Тьма в бутылке (Адлер-Ольсен) - страница 90

Да, детишки могут тут пищать сколько влезет. Их никто не услышит.

Вновь взглянул на часы. Сегодня против обыкновения он не станет звонить жене, когда возьмет курс на Роскилле. К чему давать ей знать, что он едет домой?

Теперь он отправится на ферму у Ферслева, поставит фургон в сарай и помчится дальше на своем «мерседесе». Менее чем через час он уже будет дома, так что время покажет, где она шляется.

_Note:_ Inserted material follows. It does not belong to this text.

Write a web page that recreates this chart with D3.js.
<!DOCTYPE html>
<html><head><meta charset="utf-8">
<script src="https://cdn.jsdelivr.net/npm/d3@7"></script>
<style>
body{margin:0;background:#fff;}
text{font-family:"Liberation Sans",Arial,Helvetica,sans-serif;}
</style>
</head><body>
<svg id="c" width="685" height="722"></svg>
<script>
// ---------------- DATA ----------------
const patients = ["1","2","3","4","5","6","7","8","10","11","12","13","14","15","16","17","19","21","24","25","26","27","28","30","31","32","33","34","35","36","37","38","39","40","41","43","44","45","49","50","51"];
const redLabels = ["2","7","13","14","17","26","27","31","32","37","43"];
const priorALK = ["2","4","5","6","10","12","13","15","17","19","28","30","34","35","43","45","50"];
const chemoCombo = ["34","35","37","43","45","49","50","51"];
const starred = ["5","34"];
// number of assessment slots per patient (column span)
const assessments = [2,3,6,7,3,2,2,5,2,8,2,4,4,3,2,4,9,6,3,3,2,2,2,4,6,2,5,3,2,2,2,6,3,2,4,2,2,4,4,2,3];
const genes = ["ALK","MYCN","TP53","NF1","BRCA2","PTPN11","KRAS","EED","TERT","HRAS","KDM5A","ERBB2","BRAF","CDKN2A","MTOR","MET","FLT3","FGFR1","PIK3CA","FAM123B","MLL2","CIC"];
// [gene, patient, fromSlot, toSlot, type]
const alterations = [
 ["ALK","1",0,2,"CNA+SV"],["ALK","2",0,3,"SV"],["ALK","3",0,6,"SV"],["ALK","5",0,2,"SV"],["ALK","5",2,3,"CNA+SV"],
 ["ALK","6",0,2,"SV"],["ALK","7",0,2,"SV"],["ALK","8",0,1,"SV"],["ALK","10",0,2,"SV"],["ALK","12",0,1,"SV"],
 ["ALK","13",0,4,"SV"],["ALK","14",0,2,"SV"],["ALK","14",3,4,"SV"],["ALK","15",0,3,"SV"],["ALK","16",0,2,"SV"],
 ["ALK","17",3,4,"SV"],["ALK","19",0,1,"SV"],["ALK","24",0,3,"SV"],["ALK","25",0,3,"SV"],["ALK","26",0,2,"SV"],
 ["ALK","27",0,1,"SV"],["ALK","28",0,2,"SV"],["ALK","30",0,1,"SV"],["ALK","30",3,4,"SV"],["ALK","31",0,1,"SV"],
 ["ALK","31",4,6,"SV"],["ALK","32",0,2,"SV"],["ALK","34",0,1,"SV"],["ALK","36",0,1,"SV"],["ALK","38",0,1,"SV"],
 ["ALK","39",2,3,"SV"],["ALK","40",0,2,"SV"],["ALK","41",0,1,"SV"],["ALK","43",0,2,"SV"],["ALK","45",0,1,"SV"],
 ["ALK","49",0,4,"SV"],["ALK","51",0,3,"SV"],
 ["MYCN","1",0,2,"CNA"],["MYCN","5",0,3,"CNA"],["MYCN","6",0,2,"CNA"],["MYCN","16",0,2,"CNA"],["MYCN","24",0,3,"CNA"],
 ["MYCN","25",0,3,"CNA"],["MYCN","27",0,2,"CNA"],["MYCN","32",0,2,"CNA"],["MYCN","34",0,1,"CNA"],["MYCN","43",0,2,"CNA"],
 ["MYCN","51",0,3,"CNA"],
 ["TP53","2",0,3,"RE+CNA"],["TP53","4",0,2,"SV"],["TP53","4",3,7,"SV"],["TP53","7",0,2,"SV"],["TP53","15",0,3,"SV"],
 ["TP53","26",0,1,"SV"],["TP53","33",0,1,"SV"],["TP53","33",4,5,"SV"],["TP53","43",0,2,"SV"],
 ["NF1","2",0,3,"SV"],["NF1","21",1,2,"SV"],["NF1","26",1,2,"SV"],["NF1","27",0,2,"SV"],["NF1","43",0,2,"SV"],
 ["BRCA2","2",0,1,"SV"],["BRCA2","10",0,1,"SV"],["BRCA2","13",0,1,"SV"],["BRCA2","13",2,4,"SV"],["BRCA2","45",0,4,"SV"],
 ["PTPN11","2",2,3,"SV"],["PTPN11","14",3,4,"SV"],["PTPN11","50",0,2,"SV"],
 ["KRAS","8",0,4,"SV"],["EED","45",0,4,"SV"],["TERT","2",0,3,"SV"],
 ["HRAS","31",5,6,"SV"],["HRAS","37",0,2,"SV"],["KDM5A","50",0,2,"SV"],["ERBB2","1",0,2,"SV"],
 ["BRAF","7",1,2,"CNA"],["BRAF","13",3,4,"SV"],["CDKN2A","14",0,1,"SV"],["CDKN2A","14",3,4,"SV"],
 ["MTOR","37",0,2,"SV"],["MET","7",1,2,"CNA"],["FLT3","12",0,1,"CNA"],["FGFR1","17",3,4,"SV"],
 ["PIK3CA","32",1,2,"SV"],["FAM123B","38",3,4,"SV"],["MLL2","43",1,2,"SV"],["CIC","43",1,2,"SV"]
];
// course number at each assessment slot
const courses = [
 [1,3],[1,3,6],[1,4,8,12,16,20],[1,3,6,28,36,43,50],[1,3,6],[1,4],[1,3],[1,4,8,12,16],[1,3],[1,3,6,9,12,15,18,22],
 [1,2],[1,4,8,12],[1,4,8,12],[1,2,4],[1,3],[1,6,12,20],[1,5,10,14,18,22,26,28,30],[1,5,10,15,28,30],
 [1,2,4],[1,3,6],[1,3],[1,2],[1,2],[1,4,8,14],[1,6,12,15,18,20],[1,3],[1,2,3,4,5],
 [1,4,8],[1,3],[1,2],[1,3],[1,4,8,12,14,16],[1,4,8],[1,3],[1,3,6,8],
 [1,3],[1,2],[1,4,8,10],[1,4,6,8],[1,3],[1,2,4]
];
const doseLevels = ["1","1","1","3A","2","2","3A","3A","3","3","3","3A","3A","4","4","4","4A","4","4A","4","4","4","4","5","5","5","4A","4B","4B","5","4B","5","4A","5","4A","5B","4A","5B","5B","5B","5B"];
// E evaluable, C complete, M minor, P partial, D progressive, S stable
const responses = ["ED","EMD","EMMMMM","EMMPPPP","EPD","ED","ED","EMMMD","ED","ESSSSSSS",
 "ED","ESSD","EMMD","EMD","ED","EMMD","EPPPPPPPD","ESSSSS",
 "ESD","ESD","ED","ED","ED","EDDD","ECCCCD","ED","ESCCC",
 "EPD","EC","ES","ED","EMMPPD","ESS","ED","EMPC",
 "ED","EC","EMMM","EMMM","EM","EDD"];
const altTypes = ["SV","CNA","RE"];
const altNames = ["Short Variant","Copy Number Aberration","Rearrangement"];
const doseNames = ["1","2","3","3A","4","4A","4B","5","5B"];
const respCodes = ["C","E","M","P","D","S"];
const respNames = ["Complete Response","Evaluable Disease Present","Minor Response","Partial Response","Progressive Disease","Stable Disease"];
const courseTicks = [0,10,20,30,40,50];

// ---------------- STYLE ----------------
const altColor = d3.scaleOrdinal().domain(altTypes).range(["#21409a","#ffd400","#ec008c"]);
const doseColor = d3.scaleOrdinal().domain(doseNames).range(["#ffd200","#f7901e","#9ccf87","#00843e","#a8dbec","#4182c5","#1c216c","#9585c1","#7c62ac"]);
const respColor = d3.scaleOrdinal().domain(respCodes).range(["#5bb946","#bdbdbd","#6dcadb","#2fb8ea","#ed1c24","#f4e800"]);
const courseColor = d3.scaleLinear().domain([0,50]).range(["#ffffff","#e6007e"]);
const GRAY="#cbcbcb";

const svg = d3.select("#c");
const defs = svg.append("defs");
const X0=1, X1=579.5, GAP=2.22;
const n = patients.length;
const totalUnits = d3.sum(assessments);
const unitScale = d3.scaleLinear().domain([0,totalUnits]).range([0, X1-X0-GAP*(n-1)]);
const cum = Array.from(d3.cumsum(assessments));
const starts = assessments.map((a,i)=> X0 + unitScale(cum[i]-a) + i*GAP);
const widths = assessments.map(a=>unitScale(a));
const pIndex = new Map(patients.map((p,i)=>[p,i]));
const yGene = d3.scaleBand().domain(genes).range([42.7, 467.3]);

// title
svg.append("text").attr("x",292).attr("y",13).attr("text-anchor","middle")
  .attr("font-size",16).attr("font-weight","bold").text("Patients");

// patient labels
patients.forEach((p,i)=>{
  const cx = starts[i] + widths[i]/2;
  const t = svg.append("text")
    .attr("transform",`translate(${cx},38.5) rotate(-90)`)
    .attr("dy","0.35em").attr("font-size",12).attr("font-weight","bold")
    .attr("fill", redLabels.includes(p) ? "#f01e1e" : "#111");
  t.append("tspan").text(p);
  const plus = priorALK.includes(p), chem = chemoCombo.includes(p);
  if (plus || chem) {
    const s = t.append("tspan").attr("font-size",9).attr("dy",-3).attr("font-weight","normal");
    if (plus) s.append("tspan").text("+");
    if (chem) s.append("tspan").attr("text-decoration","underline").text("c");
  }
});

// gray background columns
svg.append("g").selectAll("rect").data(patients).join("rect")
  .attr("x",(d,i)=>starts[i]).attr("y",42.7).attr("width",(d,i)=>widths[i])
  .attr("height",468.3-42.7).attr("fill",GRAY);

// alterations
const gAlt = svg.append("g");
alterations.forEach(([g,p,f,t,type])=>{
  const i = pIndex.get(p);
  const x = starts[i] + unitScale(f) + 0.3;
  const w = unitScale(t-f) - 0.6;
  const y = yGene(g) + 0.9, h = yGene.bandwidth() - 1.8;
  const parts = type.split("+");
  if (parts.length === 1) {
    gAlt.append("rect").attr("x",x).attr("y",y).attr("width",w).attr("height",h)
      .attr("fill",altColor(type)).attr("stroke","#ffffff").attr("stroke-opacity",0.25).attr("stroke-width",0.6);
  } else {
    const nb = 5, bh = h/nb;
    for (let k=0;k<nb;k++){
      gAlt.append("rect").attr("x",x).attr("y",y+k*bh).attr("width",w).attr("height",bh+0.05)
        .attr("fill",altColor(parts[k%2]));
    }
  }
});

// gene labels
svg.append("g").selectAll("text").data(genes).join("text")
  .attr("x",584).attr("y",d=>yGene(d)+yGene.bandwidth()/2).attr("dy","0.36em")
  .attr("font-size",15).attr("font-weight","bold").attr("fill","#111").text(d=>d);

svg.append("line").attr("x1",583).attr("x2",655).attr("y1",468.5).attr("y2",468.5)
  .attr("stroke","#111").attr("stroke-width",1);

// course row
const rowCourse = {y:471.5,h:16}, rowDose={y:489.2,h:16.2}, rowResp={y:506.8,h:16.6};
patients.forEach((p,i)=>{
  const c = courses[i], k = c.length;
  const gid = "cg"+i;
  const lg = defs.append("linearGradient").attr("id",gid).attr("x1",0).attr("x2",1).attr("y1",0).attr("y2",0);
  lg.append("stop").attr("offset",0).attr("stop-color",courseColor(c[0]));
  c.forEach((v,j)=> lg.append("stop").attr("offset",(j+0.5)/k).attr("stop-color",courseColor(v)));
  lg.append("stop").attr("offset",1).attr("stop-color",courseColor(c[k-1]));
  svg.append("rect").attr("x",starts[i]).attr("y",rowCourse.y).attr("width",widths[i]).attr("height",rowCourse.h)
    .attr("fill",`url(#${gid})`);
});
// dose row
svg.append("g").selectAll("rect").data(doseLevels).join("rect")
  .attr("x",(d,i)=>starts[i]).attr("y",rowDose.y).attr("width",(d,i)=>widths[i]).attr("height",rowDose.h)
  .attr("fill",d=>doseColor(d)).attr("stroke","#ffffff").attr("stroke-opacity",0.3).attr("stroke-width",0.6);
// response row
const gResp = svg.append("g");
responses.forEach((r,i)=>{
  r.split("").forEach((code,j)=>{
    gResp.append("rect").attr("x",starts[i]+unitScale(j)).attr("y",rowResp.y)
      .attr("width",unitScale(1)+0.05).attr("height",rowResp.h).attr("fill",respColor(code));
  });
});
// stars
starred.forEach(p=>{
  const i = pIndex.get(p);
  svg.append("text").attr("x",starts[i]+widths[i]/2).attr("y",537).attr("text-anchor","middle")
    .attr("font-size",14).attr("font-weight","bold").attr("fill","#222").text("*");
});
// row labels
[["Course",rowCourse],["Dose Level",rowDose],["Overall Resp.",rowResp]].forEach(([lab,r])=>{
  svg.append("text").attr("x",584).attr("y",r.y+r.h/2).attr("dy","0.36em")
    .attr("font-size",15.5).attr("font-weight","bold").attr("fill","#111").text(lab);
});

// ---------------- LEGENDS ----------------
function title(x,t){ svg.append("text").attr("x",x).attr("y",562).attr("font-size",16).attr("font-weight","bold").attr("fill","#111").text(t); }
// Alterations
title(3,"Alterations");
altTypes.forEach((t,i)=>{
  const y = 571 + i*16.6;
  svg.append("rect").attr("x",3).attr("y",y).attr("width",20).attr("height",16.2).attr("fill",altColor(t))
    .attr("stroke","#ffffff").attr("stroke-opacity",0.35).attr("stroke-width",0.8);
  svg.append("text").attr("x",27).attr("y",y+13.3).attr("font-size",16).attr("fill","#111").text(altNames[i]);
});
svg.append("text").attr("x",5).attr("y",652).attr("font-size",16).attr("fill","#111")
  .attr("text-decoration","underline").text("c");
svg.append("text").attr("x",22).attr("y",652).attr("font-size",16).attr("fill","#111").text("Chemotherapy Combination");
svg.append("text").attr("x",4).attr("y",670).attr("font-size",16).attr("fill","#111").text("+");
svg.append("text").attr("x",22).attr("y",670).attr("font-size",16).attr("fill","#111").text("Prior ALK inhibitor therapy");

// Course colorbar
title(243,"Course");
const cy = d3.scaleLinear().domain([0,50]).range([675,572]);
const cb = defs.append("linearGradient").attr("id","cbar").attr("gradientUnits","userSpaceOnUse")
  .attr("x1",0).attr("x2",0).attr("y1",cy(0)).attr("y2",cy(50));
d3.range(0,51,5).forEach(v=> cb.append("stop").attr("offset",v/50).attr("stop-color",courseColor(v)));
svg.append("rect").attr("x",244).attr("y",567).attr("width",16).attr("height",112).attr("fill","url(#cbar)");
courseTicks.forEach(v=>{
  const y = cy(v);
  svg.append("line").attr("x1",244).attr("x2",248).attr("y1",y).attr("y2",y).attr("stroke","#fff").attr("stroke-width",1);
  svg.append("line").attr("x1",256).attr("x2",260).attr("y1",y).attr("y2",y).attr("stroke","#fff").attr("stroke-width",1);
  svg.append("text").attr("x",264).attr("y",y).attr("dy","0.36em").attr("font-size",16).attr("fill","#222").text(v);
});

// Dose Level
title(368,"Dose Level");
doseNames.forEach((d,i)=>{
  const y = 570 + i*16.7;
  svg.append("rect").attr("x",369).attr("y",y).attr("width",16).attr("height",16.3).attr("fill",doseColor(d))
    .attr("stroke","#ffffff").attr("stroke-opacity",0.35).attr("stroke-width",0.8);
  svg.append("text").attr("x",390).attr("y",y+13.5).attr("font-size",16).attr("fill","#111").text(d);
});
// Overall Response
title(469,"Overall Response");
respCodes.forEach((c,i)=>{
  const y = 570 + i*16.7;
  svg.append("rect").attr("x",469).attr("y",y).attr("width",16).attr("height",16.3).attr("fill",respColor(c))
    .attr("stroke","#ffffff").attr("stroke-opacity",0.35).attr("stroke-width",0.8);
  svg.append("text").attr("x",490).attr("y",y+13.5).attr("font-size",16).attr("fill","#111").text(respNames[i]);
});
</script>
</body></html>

Подъезжая к дому, он испытал какое-то внутреннее спокойствие. Что в самом деле зародило в нем сомнение относительно жены? Не вызвано ли оно собственным изъяном? Не подпитываются ли беспочвенные подозрения и дурные мысли всей той ложью, которую он сам производит на свет и которой живет? Может, это следствие его собственной жизни под маской семьянина?

«Нет, если говорить начистоту, нам хорошо вместе» – такова была его последняя мысль, перед тем как он увидел у въезда на их участок прислоненный к иве мужской велосипед.

И велосипед был чужой.

17

Когда-то их телефонные беседы по утрам заряжали ее энергией. Одного звука его голоса было достаточно, чтобы целый день не нуждаться в общении с другими людьми. Лишь мысль о его объятиях придавала ей силы.

Но со временем она перестала испытывать эти ощущения. Волшебство исчезло.

«Утром позвоню маме и помирюсь с ней», – пообещала она себе. День прошел, настало утро, а она так этого и не сделала.

А что она могла сказать? Как ей жаль, что между ними распалась связь. Что она, видимо, заблуждалась. Что встретила другого мужчину, который заставил ее понять эту ошибку. Что он пленил ее речами и у нее закружилась голова… Естественно, она не могла всего этого сказать матери, и тем не менее такова была правда.

Бесконечная пустота, в которой муж постоянно ее оставлял, теперь заполнилась.

Кеннет гостил у нее не раз. Когда она отводила Бенджамина в детский сад, он уже стоял у ее двери. Несмотря на мартовскую прохладу, всегда в рубашке с коротким рукавом и узких летних брюках. Восьмимесячное пребывание с войсками в Ираке, а затем десять месяцев в Афганистане закалили его. Колючая зима внутри и снаружи обуздала привычку датских солдат к удобствам, так он говорил.

Это влечение было непреодолимо, абсолютно. И одновременно преступно.

Муж звонил и спрашивал про Бенджамина и беспокоился, выздоровел ли малыш после простуды. Он говорил в мобильный телефон, что любит ее и спешит вернуться домой. Что, возможно, приедет раньше, чем рассчитывал. Однако теперь она не верила и половине его слов, вот в чем заключалась разница. Когда-то его слова освещали все вокруг, а теперь лишь неприятно слепили.